Generating Passive Income Through Staking

In addition to appreciation potential, there are mechanisms to generate yields. Specialized platforms offer staking programs and crypto savings accounts where you can earn interest simply by holding your assets. This adds an extra dimension of profitability to your savings strategy.

Main Challenges When Saving in Cryptocurrencies

However, not everything is advantages. Understanding the risks is essential for responsible participation in this digital ecosystem.

Volatility: The Challenge of Price Fluctuations

The most obvious challenge is extreme volatility. Prices can experience dramatic upward movements followed by equally significant drops in short periods. This variability can cause anxiety even for experienced investors and requires considerable emotional resilience.

Responsible Custody: Managing Private Keys

A critical risk is the security of your private keys. Unlike traditional passwords, if you lose access to your cryptographic keys, you permanently lose access to your funds. There is no “password recovery” in this context; the responsibility is entirely yours, demanding extreme care in credential management.

Incomplete Regulatory Framework in Many Jurisdictions

Regulation in many countries remains incomplete or ambiguous. This means less legal protection against fraud or scams compared to insured bank deposits. Choosing reliable and established platforms becomes critical to minimize risks.

Continuous Market Knowledge Needed

Saving in cryptocurrencies is not a passive “deposit and forget” process. It requires ongoing education, regular analysis, and active monitoring of news and market movements. Without this informational commitment, you might make poor decisions based on incomplete information.

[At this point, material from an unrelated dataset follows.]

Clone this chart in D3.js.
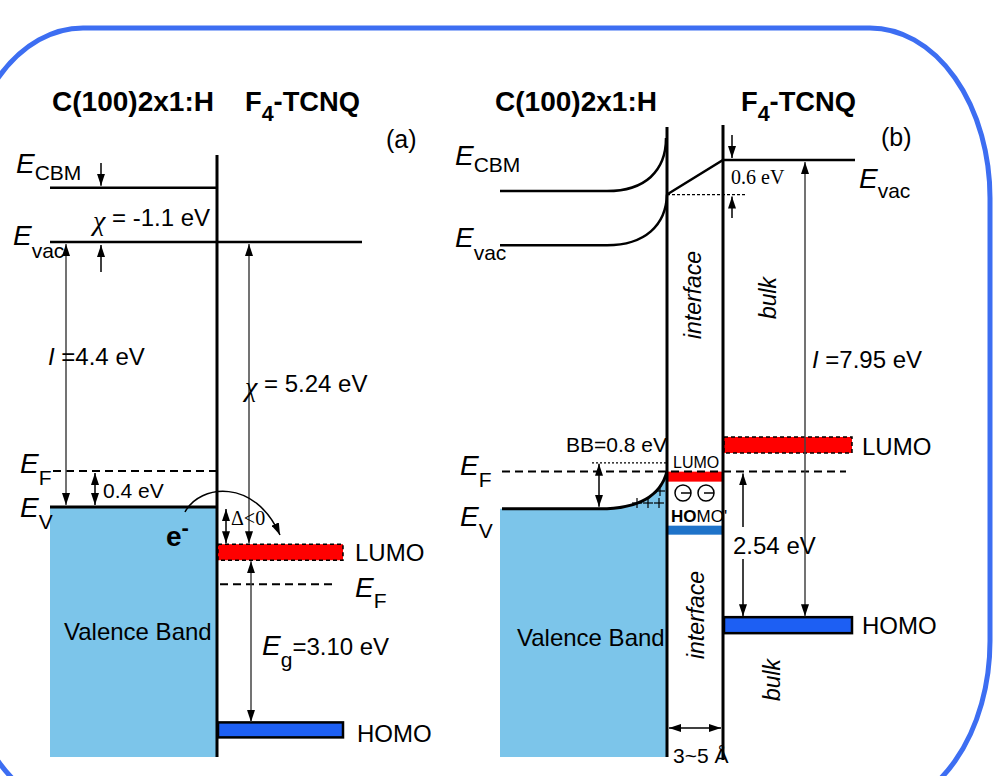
<!DOCTYPE html>
<html>
<head>
<meta charset="utf-8">
<script src="https://cdn.jsdelivr.net/npm/d3@7"></script>
<style>
    body { margin: 0; background: #fff; }
    text { font-family: "Liberation Sans", Arial, sans-serif; fill: #000; }
    .serif { font-family: "Liberation Serif", "Times New Roman", serif; }
</style>
</head>
<body>
<div id="chart"></div>
<script>
var svgWidth = 993;
var svgHeight = 776;

// ---- energy levels in eV (relative to the F4-TCNQ vacuum level) ----
// panel (a): before contact
var aDiamondLevels = [0.9, 0, -3.8, -4.4];        // E_CBM, E_vac, E_F, E_V
var aMoleculeLevels = [0, -5.15, -5.68, -8.1];    // E_vac, LUMO, E_F, HOMO
var aGapLabels = ["-1.1 eV", "4.4 eV", "0.4 eV", "5.24 eV", "3.10 eV"];

// panel (b): after contact
var bDiamondLevels = [-0.54, -1.48, -5.41, -6.06]; // E_CBM, E_vac, E_F, E_V (bulk)
var bSurfaceLevels = [0.38, -0.6, -5.41];          // E_CBM, E_vac, E_V bent up at the interface
var bInterfaceLevels = [-5.5, -6.43];              // LUMO', HOMO'
var bMoleculeLevels = [0, -4.95, -5.41, -8.08];    // E_vac, LUMO, E_F, HOMO
var bGapLabels = ["0.6 eV", "7.95 eV", "BB=0.8 eV", "2.54 eV", "3~5 Å"];

var vbColor = "#7cc5ea";
var lumoColor = "#ff0000";
var homoColor = "#1d5ff3";
var arrowGray = "#444";

var svg = d3.select("#chart")
    .append("svg")
    .attr("width", svgWidth)
    .attr("height", svgHeight);

// arrow heads
var defs = svg.append("defs");
defs.append("marker")
    .attr("id", "head")
    .attr("viewBox", "0 0 12 8")
    .attr("refX", 12)
    .attr("refY", 4)
    .attr("markerWidth", 12)
    .attr("markerHeight", 8)
    .attr("markerUnits", "userSpaceOnUse")
    .attr("orient", "auto-start-reverse")
    .append("path")
    .attr("d", "M0,0 L12,4 L0,8 Z")
    .attr("fill", "#000");

// energy scales for each panel
var yA = d3.scaleLinear().domain([0, -8.55]).range([242, 757]);
var yB = d3.scaleLinear().domain([0, -10.37]).range([160, 757]);

// helpers
function line(g, x1, y1, x2, y2, w, dash, color) {
    return g.append("line")
        .attr("x1", x1).attr("y1", y1)
        .attr("x2", x2).attr("y2", y2)
        .attr("stroke", color || "#000")
        .attr("stroke-width", w)
        .attr("stroke-dasharray", dash || null);
}

function arrow(g, x1, y1, x2, y2, both, color) {
    var l = line(g, x1, y1, x2, y2, 1.5, null, color || "#000")
        .attr("marker-end", "url(#head)");
    if (both) l.attr("marker-start", "url(#head)");
    return l;
}

function label(g, x, y, str, size, cls) {
    return g.append("text")
        .attr("x", x)
        .attr("y", y)
        .attr("font-size", size)
        .attr("class", cls || null)
        .text(str);
}

function eLabel(g, x, y, sub, dy) {
    var t = g.append("text").attr("x", x).attr("y", y);
    t.append("tspan").attr("font-style", "italic").attr("font-size", 28).text("E");
    t.append("tspan").attr("font-size", 21).attr("dy", dy).text(sub);
    return t;
}

function chiLabel(g, x, y, str) {
    var t = g.append("text").attr("x", x).attr("y", y).attr("font-size", 24);
    t.append("tspan").attr("class", "serif").attr("font-style", "italic")
        .attr("font-size", 28).attr("dy", 4).text("χ");
    t.append("tspan").attr("dy", -4).text(" = " + str);
    return t;
}

function title(g, x, y, left) {
    label(g, x, y, "C(100)2x1:H", 28)
        .attr("font-weight", "bold")
        .attr("textLength", 162)
        .attr("lengthAdjust", "spacingAndGlyphs");
    var t = g.append("text").attr("x", left).attr("y", y)
        .attr("font-size", 28).attr("font-weight", "bold")
        .attr("textLength", 115)
        .attr("lengthAdjust", "spacingAndGlyphs");
    t.append("tspan").text("F");
    t.append("tspan").attr("dy", 10).attr("font-size", 22).text("4");
    t.append("tspan").attr("dy", -10).text("-TCNQ");
}

function level(g, x, w, yc, h, fill, dashed) {
    return g.append("rect")
        .attr("x", x).attr("y", yc - h / 2)
        .attr("width", w).attr("height", h)
        .attr("fill", fill)
        .attr("stroke", "#000")
        .attr("stroke-width", dashed ? 1.5 : 2.5)
        .attr("stroke-dasharray", dashed ? "4,3" : null);
}

// rounded frame
svg.append("rect")
    .attr("x", -37).attr("y", 28)
    .attr("width", 1027).attr("height", 783)
    .attr("rx", 120).attr("ry", 170)
    .attr("fill", "none")
    .attr("stroke", "#3d6ef2")
    .attr("stroke-width", 5);

// ================= panel (a) =================
var ga = svg.append("g");

title(ga, 52, 111, 245);
label(ga, 386, 148, "(a)", 25);

// valence band block
ga.append("rect")
    .attr("x", 50).attr("y", yA(aDiamondLevels[3]))
    .attr("width", 166).attr("height", yA(-8.55) - yA(aDiamondLevels[3]))
    .attr("fill", vbColor);

line(ga, 50, yA(aDiamondLevels[0]), 217, yA(aDiamondLevels[0]), 2.5);
line(ga, 50, yA(aDiamondLevels[1]), 362, yA(aMoleculeLevels[0]), 2.5);
line(ga, 53, yA(aDiamondLevels[2]), 217, yA(aDiamondLevels[2]), 2, "8,5");
line(ga, 50, yA(aDiamondLevels[3]), 217, yA(aDiamondLevels[3]), 3);
line(ga, 217, 155, 217, 757, 3);

// molecule levels
level(ga, 218, 125, yA(aMoleculeLevels[1]), 16, lumoColor, true);
line(ga, 220, yA(aMoleculeLevels[2]), 333, yA(aMoleculeLevels[2]), 2, "8,5");
level(ga, 218, 125, yA(aMoleculeLevels[3]), 15, homoColor, false);

// arrows
arrow(ga, 101, 163, 101, yA(aDiamondLevels[0]) - 2, false);
arrow(ga, 101, 272, 101, yA(aDiamondLevels[1]) + 3, false);
arrow(ga, 66, yA(aDiamondLevels[1]) + 2, 66, yA(aDiamondLevels[3]) - 2, true, arrowGray);
arrow(ga, 249, yA(aMoleculeLevels[0]) + 2, 249, yA(aMoleculeLevels[1]) - 9, true, arrowGray);
arrow(ga, 95, yA(aDiamondLevels[2]) + 2, 95, yA(aDiamondLevels[3]) - 2, true);
arrow(ga, 226, yA(aDiamondLevels[3]) + 2, 226, yA(aMoleculeLevels[1]) - 9, true);
arrow(ga, 251, yA(aMoleculeLevels[1]) + 9, 251, yA(aMoleculeLevels[3]) - 8, true, arrowGray);

// electron transfer arc
ga.append("path")
    .attr("d", "M185,512 C200,484 255,478 280,535")
    .attr("fill", "none")
    .attr("stroke", "#000")
    .attr("stroke-width", 1.5)
    .attr("marker-end", "url(#head)");

// labels
eLabel(ga, 16, 173, "CBM", 7);
eLabel(ga, 13, 245, "vac", 13);
eLabel(ga, 20, 473, "F", 12);
eLabel(ga, 20, 517, "V", 12);
eLabel(ga, 355, 597, "F", 11);

chiLabel(ga, 93, 226, aGapLabels[0]);

var iA = ga.append("text").attr("x", 48).attr("y", 365).attr("font-size", 24);
iA.append("tspan").attr("font-style", "italic").text("I");
iA.append("tspan").text(" =" + aGapLabels[1]);

label(ga, 103, 498, aGapLabels[2], 21);

chiLabel(ga, 245, 392, aGapLabels[3]);

var eMinus = ga.append("text").attr("x", 166).attr("y", 546)
    .attr("font-size", 28).attr("font-weight", "bold");
eMinus.append("tspan").text("e");
eMinus.append("tspan").attr("dy", -11).attr("font-size", 22).text("-");

label(ga, 231, 525, "Δ<0", 20, "serif");
label(ga, 355, 561, "LUMO", 24);
label(ga, 64, 640, "Valence Band", 24);

var egA = ga.append("text").attr("x", 262).attr("y", 655);
egA.append("tspan").attr("font-style", "italic").attr("font-size", 28).text("E");
egA.append("tspan").attr("font-size", 21).attr("dy", 12).text("g");
egA.append("tspan").attr("font-size", 24).attr("dy", -12).text("=" + aGapLabels[4]);

label(ga, 357, 742, "HOMO", 24);

// ================= panel (b) =================
var gb = svg.append("g");

title(gb, 495, 111, 741);
label(gb, 881, 146, "(b)", 25);

var xL = 500, xBend = 600, xI1 = 667, xI2 = 723, xR = 852;

// valence band with upward bending
var vbTop = yB(bDiamondLevels[3]);
var vbSurf = yB(bSurfaceLevels[2]);
gb.append("path")
    .attr("d", "M" + xL + "," + vbTop + " H" + xBend +
        " C635," + vbTop + " 660," + (vbTop - 10) + " " + xI1 + "," + vbSurf +
        " V757 H" + xL + " Z")
    .attr("fill", vbColor);
gb.append("path")
    .attr("d", "M" + (xL + 2) + "," + vbTop + " H" + xBend +
        " C635," + vbTop + " 660," + (vbTop - 10) + " " + xI1 + "," + vbSurf)
    .attr("fill", "none")
    .attr("stroke", "#000")
    .attr("stroke-width", 3);

// bent CBM and vacuum level
var cbm0 = yB(bDiamondLevels[0]), cbmS = yB(bSurfaceLevels[0]);
var vac0 = yB(bDiamondLevels[1]), vacS = yB(bSurfaceLevels[1]);
gb.append("path")
    .attr("d", "M" + xL + "," + cbm0 + " H607 C645," + cbm0 + " 666," + (cbm0 - 20) + " 666," + cbmS)
    .attr("fill", "none").attr("stroke", "#000").attr("stroke-width", 2.5);
gb.append("path")
    .attr("d", "M" + xL + "," + vac0 + " H607 C645," + vac0 + " 666," + (vac0 - 20) + " " + xI1 + "," + vacS)
    .attr("fill", "none").attr("stroke", "#000").attr("stroke-width", 2.5);
gb.append("path")
    .attr("d", "M" + xI1 + "," + vacS + " L" + xI2 + "," + yB(bMoleculeLevels[0]) + " H855")
    .attr("fill", "none").attr("stroke", "#000").attr("stroke-width", 2.5);
line(gb, xI1, vacS, 747, vacS, 1.2, "3,2");

// interface levels
level(gb, 668, 54, yB(bInterfaceLevels[0]), 10, lumoColor, false).attr("stroke", "none");
gb.append("rect")
    .attr("x", 668).attr("y", yB(bInterfaceLevels[1]) - 4.5)
    .attr("width", 54).attr("height", 9)
    .attr("fill", "#1f73c9");

// Fermi level across
line(gb, 502, yB(bDiamondLevels[2]), 846, yB(bMoleculeLevels[2]), 2, "8,5");

// bulk molecule levels
level(gb, 724, 128, yB(bMoleculeLevels[1]), 16, lumoColor, true);
level(gb, 724, 128, yB(bMoleculeLevels[3]), 16, homoColor, false);

// interface walls
line(gb, xI1, 127, xI1, 757, 3);
line(gb, xI2, 125, xI2, 760, 3);

// arrows
arrow(gb, 732, 135, 732, yB(bMoleculeLevels[0]) - 2, false);
arrow(gb, 732, 218, 732, vacS + 2, false);
arrow(gb, 805, yB(bMoleculeLevels[0]) + 2, 805, yB(bMoleculeLevels[3]) - 9, true, arrowGray);
var bbTop = yB(bDiamondLevels[3] + 0.8);
line(gb, 592, bbTop, xI1, bbTop, 1.2, "2,2");
arrow(gb, 599, bbTop + 1, 599, vbTop - 2, true);
line(gb, 743, yB(bMoleculeLevels[2]) + 2, 743, 527, 1.5).attr("marker-start", "url(#head)");
line(gb, 743, 559, 743, yB(bMoleculeLevels[3]) - 9, 1.5).attr("marker-end", "url(#head)");
arrow(gb, 669, 728, 721, 728, true);

// charges at the interface
[[660, 491], [637, 503], [648, 503], [659, 503]].forEach(function(p) {
    line(gb, p[0] - 5, p[1], p[0] + 5, p[1], 1.2);
    line(gb, p[0], p[1] - 5, p[0], p[1] + 5, 1.2);
});
[683, 706].forEach(function(cx) {
    gb.append("circle").attr("cx", cx).attr("cy", 493).attr("r", 8)
        .attr("fill", "none").attr("stroke", "#000").attr("stroke-width", 1.5);
    line(gb, cx - 2, 493, cx + 8, 493, 1.5);
});

// labels
eLabel(gb, 455, 165, "CBM", 7);
eLabel(gb, 455, 247, "vac", 13);
eLabel(gb, 859, 188, "vac", 10);
eLabel(gb, 460, 475, "F", 12);
eLabel(gb, 460, 526, "V", 12);

label(gb, 731, 184, bGapLabels[0], 20, "serif");

var iB = gb.append("text").attr("x", 812).attr("y", 368).attr("font-size", 24);
iB.append("tspan").attr("font-style", "italic").text("I");
iB.append("tspan").text(" =" + bGapLabels[1]);

label(gb, 566, 452, bGapLabels[2], 21);
label(gb, 733, 554, bGapLabels[3], 24);
label(gb, 862, 455, "LUMO", 24);
label(gb, 862, 634, "HOMO", 24);
label(gb, 673, 468, "LUMO", 16);
var homoP = gb.append("text").attr("x", 671).attr("y", 522).attr("font-size", 17);
homoP.append("tspan").attr("font-weight", "bold").text("HO");
homoP.append("tspan").text("MO'");
label(gb, 517, 646, "Valence Band", 24);
label(gb, 673, 763, bGapLabels[4], 21);

// rotated region names
[["interface", 701, 295], ["interface", 704, 615], ["bulk", 776, 298], ["bulk", 780, 680]]
    .forEach(function(d) {
        gb.append("text")
            .attr("transform", "translate(" + d[1] + "," + d[2] + ") rotate(-90)")
            .attr("text-anchor", "middle")
            .attr("font-size", 23)
            .attr("font-style", "italic")
            .text(d[0]);
    });
</script>
</body>
</html>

Balanced Strategy for Effective Saving

The conclusion is that successfully saving with cryptocurrencies depends on your mental and financial preparedness. It’s not a binary decision (yes or no), but careful and educated implementation. Diversify your portfolio instead of concentrating all your savings in cryptocurrencies. Maintain a continuous commitment to learning about blockchain technology, digital markets, and best security practices. Only then can you navigate this emerging ecosystem with greater confidence and potentially benefit from the real opportunities it offers.